さて、ここまでの説明で、「OpenHAB2」と「MQTT」の連携は一応、完了した。
リモートで照明や家電をコントロールできるだけでもなかなか楽しく、便利ではあるが、「OpenHAB2」の魅力はそれにとどまらない。今回、すべてを解説するわけにはいかないが、例えば、以下のようなことを実現できる。
「パネル」UIでタッチ操作
「Hub Panel」ユーザーインターフェイスを使うことで、パネル状のUIを利用、状態を一覧したり、タッチで操作する。古いタブレットを“キオスクモード”にして、操作パネルに転用しても面白いだろう
ルールを設定してオートメーション
「Rule Engine」アドオンを追加することで、「〇〇が△△したら、××する」といったルールを記述できる。たとえば、「カードキーで入室したら、照明をつけて、エアコンを稼働し、勤怠をつける」といったオートメーションが「IFTTT」のような感覚で実現できる。

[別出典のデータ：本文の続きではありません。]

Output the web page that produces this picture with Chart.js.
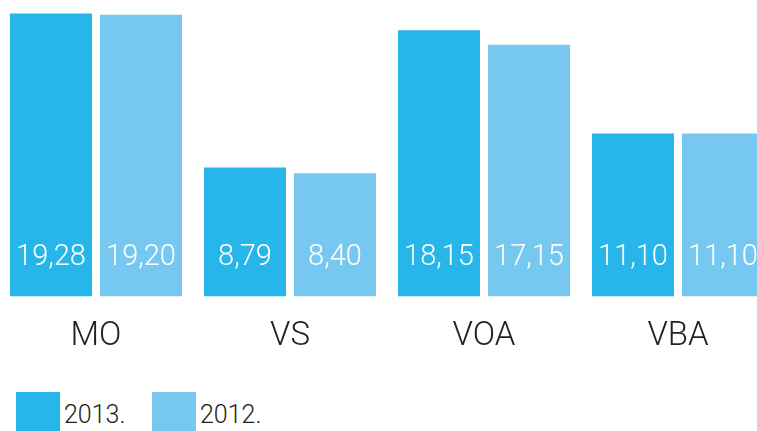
<!DOCTYPE html>
<html>
<head>
<meta charset="utf-8">
<script src="https://cdn.jsdelivr.net/npm/chart.js@4/dist/chart.umd.min.js"></script>
<style>
  html, body { margin: 0; padding: 0; width: 757px; height: 431px; overflow: hidden; background: #fff; }
  #wrap { position: absolute; left: -1px; top: 0; width: 776px; height: 378px; }
  #legend { position: absolute; left: 16px; top: 392px; font-family: Roboto, "Open Sans", sans-serif; font-weight: 300; font-size: 25px; color: #231f20; }
  .item { position: absolute; top: 0; white-space: nowrap; }
  .box { position: absolute; left: 0; top: 0; width: 44px; height: 42px; }
  .lbl { position: absolute; left: 48px; top: 8px; line-height: 30px; }
</style>
</head>
<body>
<div id="wrap"><canvas id="c"></canvas></div>
<div id="legend"></div>
<script>
const categories = ["MO", "VS", "VOA", "VBA"];
const seriesNames = ["2013.", "2012."];
const values2013 = [19.28, 8.79, 18.15, 11.10];
const values2012 = [19.20, 8.40, 17.15, 11.10];
const colors = ["#27b6e9", "#77c8f0"];

const valueLabels = {
  id: 'valueLabels',
  afterDatasetsDraw(chart) {
    const ctx = chart.ctx;
    ctx.save();
    ctx.fillStyle = '#ffffff';
    ctx.font = '300 29px Roboto, "Open Sans", sans-serif';
    ctx.textAlign = 'center';
    ctx.textBaseline = 'alphabetic';
    chart.data.datasets.forEach((ds, di) => {
      chart.getDatasetMeta(di).data.forEach((bar, i) => {
        const txt = ds.data[i].toFixed(2).replace('.', ',');
        ctx.fillText(txt, bar.x, chart.chartArea.bottom - 31);
      });
    });
    ctx.restore();
  }
};

new Chart(document.getElementById('c'), {
  type: 'bar',
  data: {
    labels: categories,
    datasets: [
      { label: seriesNames[0], data: values2013, backgroundColor: colors[0] },
      { label: seriesNames[1], data: values2012, backgroundColor: colors[1] }
    ]
  },
  options: {
    responsive: true,
    maintainAspectRatio: false,
    animation: false,
    events: [],
    categoryPercentage: 180 / 194,
    barPercentage: 82 / 90,
    layout: { padding: { top: 3, left: 0, right: 0, bottom: 0 } },
    plugins: { legend: { display: false }, tooltip: { enabled: false } },
    scales: {
      y: { display: false, min: 0, max: 20 },
      x: {
        grid: { display: false, drawTicks: false },
        border: { display: false },
        ticks: { color: '#231f20', font: { family: 'Roboto, "Open Sans", sans-serif', size: 33, weight: 300 }, padding: 21 }
      }
    }
  },
  plugins: [valueLabels]
});

const legend = document.getElementById('legend');
seriesNames.forEach((n, i) => {
  const it = document.createElement('div');
  it.className = 'item';
  it.style.left = (i * 136) + 'px';
  it.innerHTML = '<div class="box" style="background:' + colors[i] + '"></div><div class="lbl">' + n + '</div>';
  legend.appendChild(it);
});
</script>
</body>
</html>
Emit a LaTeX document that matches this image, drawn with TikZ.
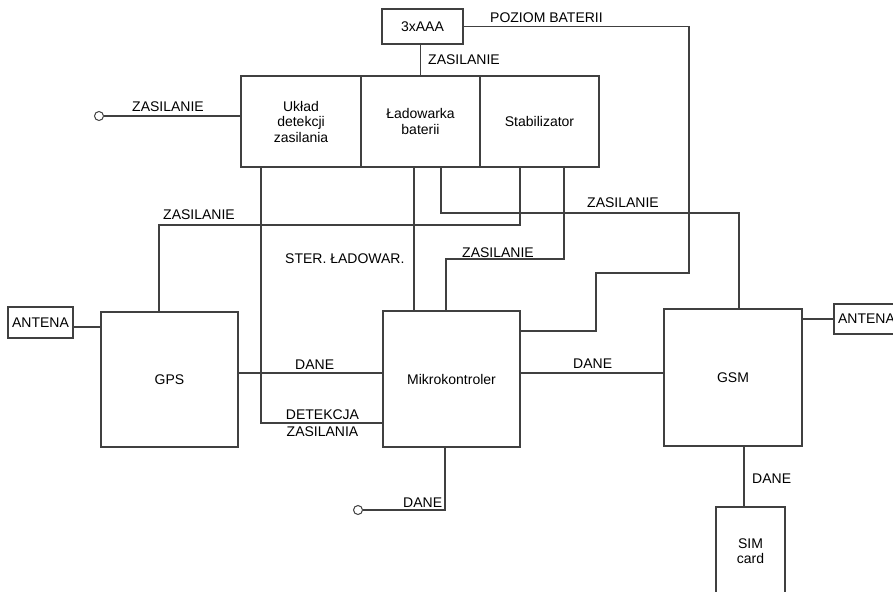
\documentclass[tikz,border=0pt]{standalone}
\usepackage{fontspec}
\setmainfont{Liberation Sans}
\usetikzlibrary{calc}
\definecolor{ln}{gray}{0.25}
\begin{document}
\begin{tikzpicture}[x=1pt,y=-1pt,
  every node/.style={font=\fontsize{14}{15.5}\selectfont},
  box/.style={draw=ln, line width=1.1pt, inner sep=0pt, align=center},
  conn/.style={draw=ln, line width=1.1pt},
  lbl/.style={inner sep=0pt, anchor=base west},
  term/.style={circle, draw=ln, line width=1pt, minimum size=9pt, inner sep=0pt, fill=white}]
\useasboundingbox (0,0) rectangle (893,591);

% boxes
\node[box, minimum width=81pt, minimum height=35pt] (aaa) at (422.5,26.5) {3xAAA};
\node[box, minimum width=120pt, minimum height=91pt] (uklad) at (301,121.5) {Układ\\detekcji\\zasilania};
\node[box, minimum width=119pt, minimum height=91pt] (lad) at (420.5,121.5) {Ładowarka\\baterii};
\node[box, minimum width=119pt, minimum height=91pt] (stab) at (539.5,121.5) {Stabilizator};
\node[box, minimum width=137pt, minimum height=135pt] (gps) at (169.5,379.5) {GPS};
\node[box, minimum width=137pt, minimum height=136pt] (mikro) at (451.5,379) {Mikrokontroler};
\node[box, minimum width=138pt, minimum height=137pt] (gsm) at (733,377.5) {GSM};
\node[box, minimum width=65pt, minimum height=31pt] (ant1) at (40.5,322.5) {ANTENA};
\node[box, minimum width=65pt, minimum height=30pt] (ant2) at (866.5,319) {ANTENA};
\node[box, minimum width=69pt, minimum height=88pt] (sim) at (750.5,551) {SIM\\card};

% terminals
\node[term] (in1) at (99,116) {};
\node[term] (out1) at (358,510) {};

% bend points
\coordinate (p1) at (689,273);
\coordinate (p2) at (596,331);
\coordinate (q1) at (739,213);
\coordinate (q2) at (159,225);
\coordinate (q3) at (446,259);

% connectors
\draw[conn] (lad.north) -- (aaa.south -| lad.north);
\draw[conn] (aaa.east) -| (p1) -| (p2) -- (mikro.east |- p2);
\draw[conn] (in1.east) -- (in1.east -| uklad.west);
\draw[conn] (uklad.south -| 261,0) |- (mikro.west |- 0,423);
\draw[conn] (lad.south -| 414,0) -- (mikro.north -| 414,0);
\draw[conn] (lad.south -| 441,0) |- (q1) -- (gsm.north -| q1);
\draw[conn] (stab.south -| 520,0) |- (q2) -- (gps.north -| q2);
\draw[conn] (stab.south -| 564,0) |- (q3) -- (mikro.north -| q3);
\draw[conn] (gps.east |- 0,373) -- (mikro.west |- 0,373);
\draw[conn] (mikro.east |- 0,373) -- (gsm.west |- 0,373);
\draw[conn] (gps.west |- 0,327) -- (ant1.east |- 0,327);
\draw[conn] (gsm.east |- ant2.west) -- (ant2.west);
\draw[conn] (gsm.south -| 744,0) -- (sim.north -| 744,0);
\draw[conn] (mikro.south -| 445,0) |- (out1.east);

% labels
\node[lbl] (l1) at (490,23) {POZIOM BATERII};
\node[lbl] (l2) at (428,65) {ZASILANIE};
\node[lbl] (l3) at (132,112) {ZASILANIE};
\node[lbl] (l4) at (163,219) {ZASILANIE};
\node[lbl] (l5) at (587,207) {ZASILANIE};
\node[lbl] (l6) at (462,257) {ZASILANIE};
\node[lbl] (l7) at (285,263) {STER. ŁADOWAR.};
\node[lbl] (l8) at (295,369) {DANE};
\node[inner sep=0pt, anchor=north, align=center, font=\fontsize{14}{17}\selectfont] (l9) at (322.5,409.5) {DETEKCJA\\ZASILANIA};
\node[lbl] (l10) at (403,507) {DANE};
\node[lbl] (l11) at (573,368) {DANE};
\node[lbl] (l12) at (752,483) {DANE};
\end{tikzpicture}
\end{document}
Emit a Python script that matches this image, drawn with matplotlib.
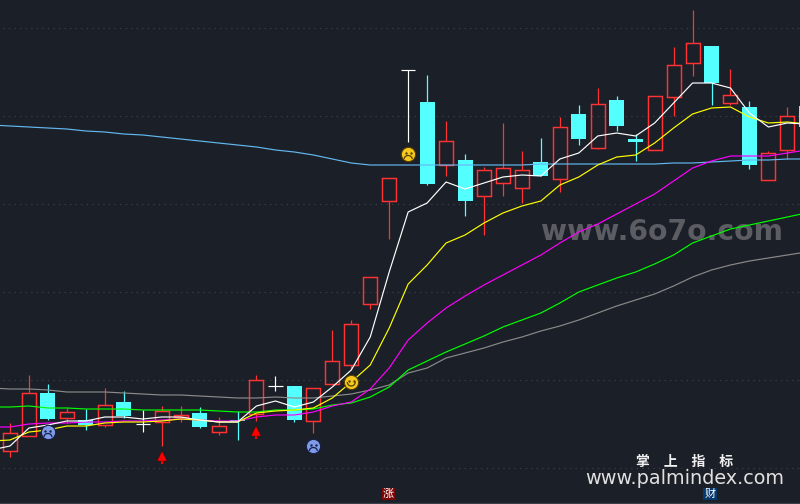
import numpy as np
import matplotlib
matplotlib.use('Agg')
import matplotlib.pyplot as plt
from matplotlib.patches import Arc, Rectangle

plt.rcParams['font.family'] = ['Noto Sans CJK SC', 'DejaVu Sans']

BG = '#1b1f27'
RED = '#ff3333'
CYAN = '#54ffff'

# values are chart rows, the y axis is inverted
opens = [451, 436, 393, 418, 420, 425, 402, 424, 422, 417, 413, 432, 420, 414, 386, 386, 421, 384, 365, 304,
         201, 70, 102, 165, 160, 196, 183, 188, 162, 179, 114, 148, 100, 139, 150, 97, 63, 46, 103, 107, 180, 150, 106]
closes = [433, 393, 419, 412, 425, 405, 416, 424, 411, 415, 427, 426, 421, 380, 386, 420, 388, 361, 324, 277,
          178, 70, 184, 141, 201, 170, 168, 170, 176, 127, 139, 104, 126, 142, 96, 65, 43, 83, 95, 165, 153, 116, 127]
highs = [423, 375, 384, 408, 409, 388, 391, 410, 406, 406, 407, 417, 411, 375, 376, 386, 388, 330, 320, 277,
         178, 70, 75, 121, 154, 167, 123, 151, 138, 117, 105, 88, 96, 134, 96, 47, 10, 46, 69, 101, 151, 107, 106]
lows = [457, 436, 420, 423, 430, 427, 418, 432, 446, 422, 428, 435, 440, 421, 391, 422, 433, 384, 370, 309,
        239, 142, 185, 176, 216, 235, 196, 203, 176, 192, 145, 149, 131, 161, 150, 116, 76, 105, 105, 169, 180, 159, 127]

# moving averages start one bar left of the first candle
ma_white = [450, 446, 428, 425, 421, 421, 417, 417, 419, 417, 417, 420, 422, 422, 406, 401, 407, 402, 387, 370, 337,
            272, 212, 203, 182, 189, 183, 177, 175, 176, 159, 153, 136, 133, 136, 123, 103, 83, 83, 88, 113, 127, 123, 124]
ma_yellow = [441, 440, 432, 430, 426, 426, 423, 422, 422, 421, 419, 420, 422, 422, 413, 411, 410, 408, 398, 382, 365,
             328, 284, 265, 243, 235, 223, 213, 206, 201, 185, 177, 165, 157, 155, 143, 128, 114, 108, 107, 117, 123, 122, 124]
ma_magenta = [427, 427, 424, 423, 423, 422, 422, 421, 421, 420, 419, 420, 421, 421, 417, 415, 415, 412, 406, 402, 389,
              368, 340, 323, 308, 296, 285, 275, 265, 255, 243, 232, 224, 214, 204, 194, 181, 168, 161, 156, 156, 156, 153, 150]
ma_green = [407, 407, 406, 408, 408, 409, 409, 409, 410, 410, 410, 410, 411, 412, 412, 410, 410, 409, 405, 403, 397,
            387, 370, 361, 352, 344, 336, 327, 320, 313, 303, 292, 285, 278, 272, 264, 255, 243, 236, 229, 225, 221, 217, 213]
ma_gray = [388, 389, 389, 390, 392, 392, 392, 393, 394, 395, 395, 396, 397, 398, 398, 397, 398, 398, 396, 394, 390,
           385, 373, 368, 358, 353, 348, 342, 337, 331, 326, 320, 313, 306, 300, 294, 286, 277, 270, 265, 261, 258, 255, 252]
ma_blue = [125, 126, 127, 128, 129, 131, 132, 134, 135, 137, 139, 141, 143, 145, 147, 150, 152, 155, 159, 163, 165,
           165, 165, 165, 165, 165, 165, 165, 165, 164, 164, 164, 164, 164, 164, 164, 163, 163, 162, 161, 160, 160, 159, 159]

grid_rows = [28, 116, 204, 292, 380, 468]
up_arrows = [(8, 458), (13, 433)]
sad_blue = [(2, 432), (16, 446)]
happy_yellow = [(18, 382)]
sad_yellow = [(21, 154)]

BAR_STEP = 18.96
BAR_0 = 10.0


def draw_candles(ax):
    for i in range(len(opens)):
        o, c, h, l = opens[i], closes[i], highs[i], lows[i]
        top, bottom = min(o, c), max(o, c)
        if o == c:
            ax.vlines(i, h, l, color='white', lw=0.85, zorder=3)
            ax.hlines(o, i - 0.38, i + 0.38, color='white', lw=0.85, zorder=3)
        elif c < o:
            ax.vlines(i, h, top, color=RED, lw=0.9, zorder=3)
            ax.vlines(i, bottom, l, color=RED, lw=0.9, zorder=3)
            ax.add_patch(Rectangle((i - 0.37, top), 0.74, bottom - top, fill=False, ec=RED, lw=1.05,
                                   zorder=3, snap=True))
        else:
            ax.vlines(i, h, l, color=CYAN, lw=0.9, zorder=3)
            ax.bar(i, bottom - top, bottom=top, width=0.79, color=CYAN, zorder=3)


def draw_face(ax, x, y, face, edge, happy):
    ax.scatter([x], [y], s=105, color=face, edgecolors=edge, linewidths=0.8, zorder=6)
    ax.scatter([x - 0.13, x + 0.13], [y - 1.5, y - 1.5], s=3, color=edge, lw=0, zorder=7)
    if happy:
        arc = Arc((x, y), 0.42, 8, theta1=10, theta2=170, color=edge, lw=0.9, zorder=7)
    else:
        arc = Arc((x, y + 5), 0.42, 7, theta1=190, theta2=350, color=edge, lw=0.9, zorder=7)
    ax.add_patch(arc)


fig = plt.figure(figsize=(8, 5.04), dpi=100, facecolor=BG)
ax = fig.add_axes([0, 0, 1, 1], facecolor=BG)
ax.set_xlim(-BAR_0 / BAR_STEP, (800 - BAR_0) / BAR_STEP)
ax.set_ylim(504, 0)
ax.axis('off')

for row in grid_rows:
    ax.hlines(row, 0.15 - BAR_0 / BAR_STEP, 42, color='#41454c', lw=0.8, linestyles=(0, (1, 4)), zorder=1)
ax.hlines(502.5, -1, 43, color='#39404a', lw=1.0, zorder=1)

ax.text((662 - BAR_0) / BAR_STEP, 232, 'www.6o7o.com', color='#5b5d63', fontsize=20.3, fontweight='bold',
        family='DejaVu Sans', ha='center', va='center', zorder=2)

draw_candles(ax)

xs = np.arange(-1, len(ma_white) - 1)
for vals, col in [(ma_blue, '#63b8f0'), (ma_gray, '#8a8a8a'), (ma_green, '#00ff00'),
                  (ma_magenta, '#ff00ff'), (ma_yellow, '#ffff00'), (ma_white, '#ffffff')]:
    ax.plot(xs, vals, color=col, lw=0.85, zorder=4)

for x, y in up_arrows:
    ax.vlines(x, y - 1, y + 6, color='#ff0000', lw=1.5, zorder=6)
    ax.plot([x], [y - 2], marker='^', ms=7.5, color='#ff0000', mec='#500000', mew=0.3, zorder=6)

for x, y in sad_blue:
    draw_face(ax, x, y, '#7f9be8', '#16204a', False)
for x, y in happy_yellow:
    draw_face(ax, x, y, '#f4c81e', '#5a4000', True)
for x, y in sad_yellow:
    draw_face(ax, x, y, '#f4c81e', '#5a4000', False)

ax.text((685 - BAR_0) / BAR_STEP, 462, '掌\u3000上\u3000指\u3000标', color='#f0f0f0', fontsize=10, fontweight='bold',
        ha='center', va='center', zorder=8)
ax.text((685 - BAR_0) / BAR_STEP, 479, 'www.palmindex.com', color='#e0e0e0', fontsize=13.9,
        family='DejaVu Sans', ha='center', va='center', zorder=8)

ax.text((388.5 - BAR_0) / BAR_STEP, 494, '涨', color='white', fontsize=8, ha='center', va='center', zorder=8,
        bbox=dict(boxstyle='square,pad=0.12', fc='#7a0505', ec='none'))
ax.text((710 - BAR_0) / BAR_STEP, 494, '财', color='white', fontsize=8, ha='center', va='center', zorder=8,
        bbox=dict(boxstyle='square,pad=0.12', fc='#06386e', ec='none'))

fig.savefig('out.png', dpi=100, facecolor=BG)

IFTTTの場合は、外部ネットワークが死んでしまうと動作しなくなってしまうが、CL-Systemの場合は、LANとサーバーが動作していれば動作するのがポイントだ。
OpenHAB2の可能性………Google HomeやHue、IKEAやマインクラフト、さらには電気自動車「Tesla」まで
「OpenHAB2」は音声読み上げにも対応しているので、「何かが完了したら音声で知らせる」ということも実現できる。
そのほかにも、「MQTT」プロトコルで鍵、照明や空調の制御、家電や音響システムのリモート操作などの活用が考えられる。センサーの値を読み取ってグラフィカルに表示したり、センサーの値に応じてアイコンを変えたり、温度や湿度の変化を時系列でグラフ表示することも可能だ。
また、「OpenHAB2」には「MQTT Binding」以外にもさまざまなバインディングが用意されており、スマートスピーカー「Google Home」や「Philips Hue」「LIFX」「IKEA トロードフリ」などのスマートLED照明、ウェアラブルメモ「WeMo」などのデバイスをコントロールできる。天気サービスにつないだり、「Internet Printing Protocol」と接続するバインディングもある。データがオープンに提供されてさえいれば、原理上は何とでも連携できるわけだ。
なかには電気自動車「Tesla Model 3」の充電をスマートフォンの「OpenHAB2」からコントロールしたり、人気ゲーム「Minecraft」からスマートホーム機器をコントロールする「Minecraft Binding」といった例も紹介されている。
「OpenHAB2」にさえ繋げられれば、リモートコントロールだけでなく、前述のルール機能でオートメーションだって実現できる。まさに可能性は無限大だ。
「OpenHAB2」を常時運用する
「OpenHAB2」を常時運用するのであれば、サービス化するのがお勧めだ。詳しくはOpenHABの公式マニュアルを参照してほしい。「SSH」でリモート接続する方法も案内されている。
オープン技術を活用した、「安価に遊べるホームオートメーション」しかも柔軟で高拡張
以上がざっとした解説になるが、CL-Systemの魅力は、
- 低コスト、バランスの良い仕様の割り切り
- オープン技術がベースなので拡張性があり、自分でなんでもプログラムできる
というところにある。
オープンな技術と入手容易なコンポーネントを活用し、活用次第で安価に「遊べる」、しかも本格的なホームオートメーション、それがCL-Systemというわけだ。
最近流行りのスマートスピーカーを使った家電コントロールに飽き足らないユーザーが挑戦するには、ちょうどいいソリューションといえるだろう。
人命に関わったり、高い信頼性が求められる環境では、高価な専門のシステムが必要になるだろうが、そうではない環境では導入コストの点でも魅力的。とくにIoTやサーバーの管理・運用に慣れたIT系の事業所ならば、「MQTT」や「OpenHAB2」はさほど苦労なく扱えるであろうし、機材の転用も比較的容易なはず。興味を持った方は、ぜひともチャレンジしてみてほしい。